Write out the material exactly. Do not include the pictures.
* * *
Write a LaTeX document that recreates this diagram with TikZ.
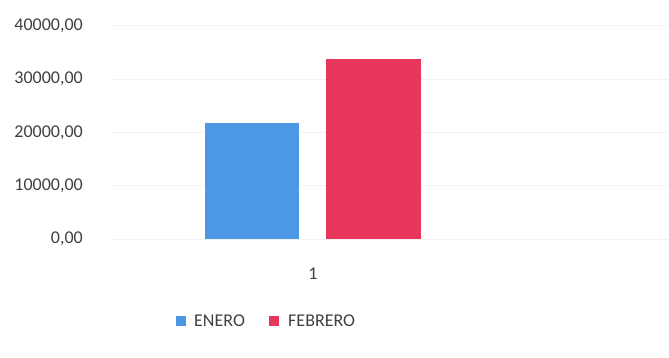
\documentclass[tikz,border=0pt]{standalone}
\usepackage{fontspec}
\setmainfont{Carlito}
\usepackage{tikz}

\definecolor{enero}{RGB}{76,152,228}
\definecolor{febrero}{RGB}{232,54,92}
\definecolor{etiqueta}{RGB}{64,64,64}

\begin{document}
\begin{tikzpicture}[x=1pt,y=1pt,
    etiq/.style={text=etiqueta,font=\fontsize{18}{20}\selectfont,inner sep=0pt},
    rejilla/.style={black!5,line width=0.6pt}]
        \useasboundingbox (0, 0) rectangle (669, 357);
        % rejilla y ejes
        \foreach \k/\val in {0/{0,00}, 1/{10000,00}, 2/{20000,00}, 3/{30000,00}, 4/{40000,00}} {
          \draw[rejilla] (110, 118+53.3*\k) -- (669, 118+53.3*\k);
          \node[etiq,anchor=east] (tick\k) at (83, 118+53.3*\k) {\val};
        }
        % barras
        \fill[enero] (205, 118) rectangle (299, 234.2);
        \fill[febrero] (326, 118) rectangle (421, 297.6);
        \node[etiq] (cat) at (313, 83) {1};
        % leyenda
        \fill[enero] (176, 31) rectangle (186, 41);
        \node[etiq,anchor=west] (ene) at (194, 36) {ENERO};
        \fill[febrero] (269, 31) rectangle (279, 41);
        \node[etiq,anchor=west] (feb) at (288, 36) {FEBRERO};
      \end{tikzpicture}
\end{document}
* * *
■ TASK SOLUTION
Write a LaTeX document that recreates this diagram with TikZ.
\documentclass[tikz,border=0pt]{standalone}
\usepackage{fontspec}
\setmainfont{Carlito}
\usepackage{tikz}

\definecolor{enero}{RGB}{76,152,228}
\definecolor{febrero}{RGB}{232,54,92}
\definecolor{etiqueta}{RGB}{64,64,64}

\begin{document}
\begin{tikzpicture}[x=1pt,y=1pt,
    etiq/.style={text=etiqueta,font=\fontsize{18}{20}\selectfont,inner sep=0pt},
    rejilla/.style={black!5,line width=0.6pt}]
        \useasboundingbox (0, 0) rectangle (669, 357);
        % rejilla y ejes
        \foreach \k/\val in {0/{0,00}, 1/{10000,00}, 2/{20000,00}, 3/{30000,00}, 4/{40000,00}} {
          \draw[rejilla] (110, 118+53.3*\k) -- (669, 118+53.3*\k);
          \node[etiq,anchor=east] (tick\k) at (83, 118+53.3*\k) {\val};
        }
        % barras
        \fill[enero] (205, 118) rectangle (299, 234.2);
        \fill[febrero] (326, 118) rectangle (421, 297.6);
        \node[etiq] (cat) at (313, 83) {1};
        % leyenda
        \fill[enero] (176, 31) rectangle (186, 41);
        \node[etiq,anchor=west] (ene) at (194, 36) {ENERO};
        \fill[febrero] (269, 31) rectangle (279, 41);
        \node[etiq,anchor=west] (feb) at (288, 36) {FEBRERO};
      \end{tikzpicture}
\end{document}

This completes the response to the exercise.